Google Research quietly dropped what may be one of the most consequential AI infrastructure breakthroughs of the year this week. TurboQuant, a novel compression algorithm for large language models, can reduce runtime memory usage by at least six times while delivering an eightfold performance increase on Nvidia H100 GPUs — all without sacrificing a single point of model accuracy.
The announcement, made Tuesday via Google's research blog, has sent ripples across the AI industry. Cloudflare CEO Matthew Prince called it Google's "DeepSeek moment," drawing parallels to the Chinese lab's demonstration last year that competitive AI could be built at a fraction of the expected cost. But where DeepSeek shocked the industry by training cheaply, TurboQuant attacks a different bottleneck entirely: the cost of running models after they've already been built.
At the heart of the breakthrough is a two-step process targeting what's known as the key-value cache — essentially the working memory that allows language models to maintain context during conversations. As models grow larger and handle longer inputs, this cache becomes a serious bottleneck, consuming enormous amounts of expensive GPU memory. TurboQuant compresses it down to just three bits per value, from the standard sixteen or thirty-two, using a technique called PolarQuant that reimagines how vector data is stored.
Rather than encoding AI vectors using traditional coordinate systems, PolarQuant converts them into polar coordinates, reducing each vector to just two pieces of information: a radius representing data strength and a direction representing meaning. Google's researchers liken it to the difference between saying "go three blocks east, four blocks north" versus simply "go five blocks at thirty-seven degrees." The result is dramatically less data to store and process.
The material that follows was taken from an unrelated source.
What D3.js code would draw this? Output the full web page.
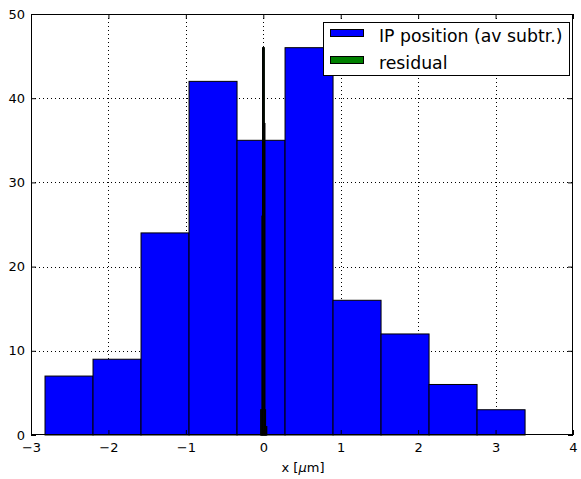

A second technique called Quantized Johnson-Lindenstrauss, or QJL, then applies a one-bit error-correction layer to clean up residual inaccuracies from the compression. Together, the two methods achieve what the research community has long considered extremely difficult: aggressive quantization without degrading output quality.
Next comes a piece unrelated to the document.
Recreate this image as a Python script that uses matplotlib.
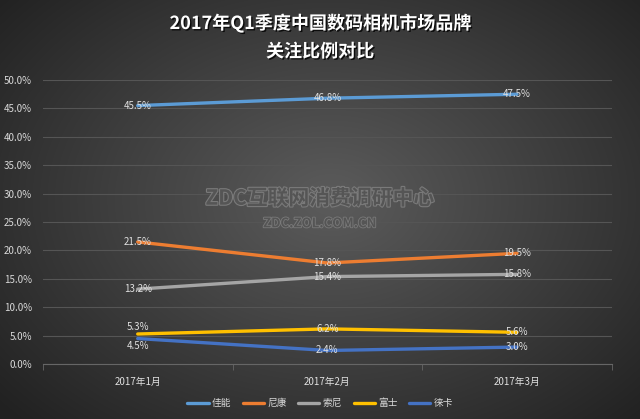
import numpy as np
import matplotlib.pyplot as plt
from matplotlib import patheffects as pe

plt.rcParams['font.family'] = ['Noto Sans CJK SC', 'DejaVu Sans']

months = ["2017年1月", "2017年2月", "2017年3月"]
brands = ["佳能", "尼康", "索尼", "富士", "徕卡"]
canon = [45.5, 46.8, 47.5]
nikon = [21.5, 17.8, 19.5]
sony = [13.2, 15.4, 15.8]
fuji = [5.3, 6.2, 5.6]
leica = [4.5, 2.4, 3.0]
series = [canon, nikon, sony, fuji, leica]
colors = ["#5B9BD5", "#ED7D31", "#A5A5A5", "#FFC000", "#4472C4"]

fig = plt.figure(figsize=(6.4, 4.19), dpi=100)

# dark radial background
bg = fig.add_axes([0, 0, 1, 1], zorder=-10)
yy, xx = np.mgrid[0:419, 0:640]
r = np.sqrt(((xx - 330) / 420.0) ** 2 + ((yy - 200) / 300.0) ** 2)
shade = np.clip(0.36 - 0.22 * r, 0.13, 0.36)
bg.imshow(np.dstack([shade] * 3), aspect='auto', extent=[0, 1, 0, 1])
bg.axis("off")

ax = fig.add_axes([0.067, 0.131, 0.889, 0.678])
ax.patch.set_alpha(0)
x = np.arange(len(months))
for vals, c, name in zip(series, colors, brands):
    ax.plot(x, vals, color=c, lw=2.4, label=name, solid_capstyle='round', zorder=3)

lab_kw = dict(color="#e0e0e0", fontsize=7, ha="center", va="center", zorder=4)
for vals in [canon, nikon, sony]:
    for i, v in enumerate(vals):
        ax.text(i, v, f"{v:.1f}%", **lab_kw)
for i, v in enumerate(fuji):
    ax.text(i, v + (1.3 if i == 0 else 0), f"{v:.1f}%", **lab_kw)
for i, v in enumerate(leica):
    ax.text(i, v - (1.3 if i == 0 else 0), f"{v:.1f}%", **lab_kw)

ax.set_xlim(-0.5, 2.5)
ax.set_ylim(0, 50)
ax.set_yticks(np.arange(0, 51, 5))
ax.set_yticklabels([f"{t:.1f}%" for t in np.arange(0, 51, 5)])
ax.set_xticks(x)
ax.set_xticklabels(months)
ax.set_xticks([-0.5, 0.5, 1.5, 2.5], minor=True)
ax.tick_params(axis='x', which='major', length=0, colors="#e0e0e0", labelsize=7, pad=9)
ax.tick_params(axis='x', which='minor', length=4, color="#666666")
ax.tick_params(axis='y', length=0, colors="#d9d9d9", labelsize=7, pad=8)
ax.grid(axis='y', color="#555555", lw=0.8)
for s in ["top", "right", "left"]:
    ax.spines[s].set_visible(False)
ax.spines["bottom"].set_color("#666666")

# title
shadow = [pe.withSimplePatchShadow(offset=(1, -1), shadow_rgbFace='black', alpha=0.8)]
fig.text(0.5, 0.945, "2017年Q1季度中国数码相机市场品牌", ha="center", va="center",
         fontsize=13, fontweight="bold", color="white", path_effects=shadow)
fig.text(0.5, 0.877, "关注比例对比", ha="center", va="center",
         fontsize=13, fontweight="bold", color="white", path_effects=shadow)

# watermark
fig.text(0.5, 0.527, "ZDC互联网消费调研中心", ha="center", va="center", fontsize=15,
         fontweight="bold", color="#555555",
         path_effects=[pe.withStroke(linewidth=1.6, foreground="#7a7a7a")])
fig.text(0.5, 0.467, "ZDC.ZOL.COM.CN", ha="center", va="center", fontsize=9.5,
         fontweight="bold", color="#555555",
         path_effects=[pe.withStroke(linewidth=1.2, foreground="#7a7a7a")])

leg = ax.legend(loc="center", ncol=5, frameon=False, fontsize=7, handlelength=2.2,
                columnspacing=1.2, handletextpad=0.3, labelcolor="#d9d9d9")
leg.set_bbox_to_anchor((0.5, 0.038), transform=fig.transFigure)

fig.savefig("out.png", dpi=100)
Google tested TurboQuant across long-context benchmarks using both its own Gemma models and Mistral's open-source offerings. The results showed perfect downstream accuracy in every test, even at three-bit compression levels that would normally destroy model performance. The algorithm requires no additional training, meaning it can be applied to existing models as a drop-in improvement.
The practical implications are significant. If deployed at scale, TurboQuant could dramatically reduce the cost of AI inference — the phase where companies actually spend the bulk of their compute budgets serving models to users. For cloud providers running millions of simultaneous AI conversations, a sixfold reduction in memory requirements per session could translate directly into lower prices or higher margins.
Perhaps more intriguingly, the technology could unlock meaningful on-device AI improvements. Smartphones and laptops, constrained by fixed memory budgets, stand to benefit enormously from compression that maintains quality. Rather than relying on cloud servers for complex queries, future devices could run sophisticated models locally — a prospect that aligns with Apple's and Google's stated ambitions for private, on-device intelligence.
The research will be formally presented at the ICLR 2026 conference next month, where the underlying papers on PolarQuant and QJL will face peer scrutiny. For now, TurboQuant remains a laboratory result rather than a shipping product. But the Silicon Valley comparisons keep rolling in. On social media, engineers and investors alike have pointed to the uncanny resemblance to Pied Piper, the fictional startup from HBO's "Silicon Valley" whose breakthrough compression algorithm was supposed to change everything about computing.
Whether TurboQuant lives up to that fictional promise remains to be seen. But in an industry spending hundreds of billions on GPU infrastructure, an algorithm that lets you do six times more with what you already have isn't science fiction. It might just be the most important paper Google publishes this year.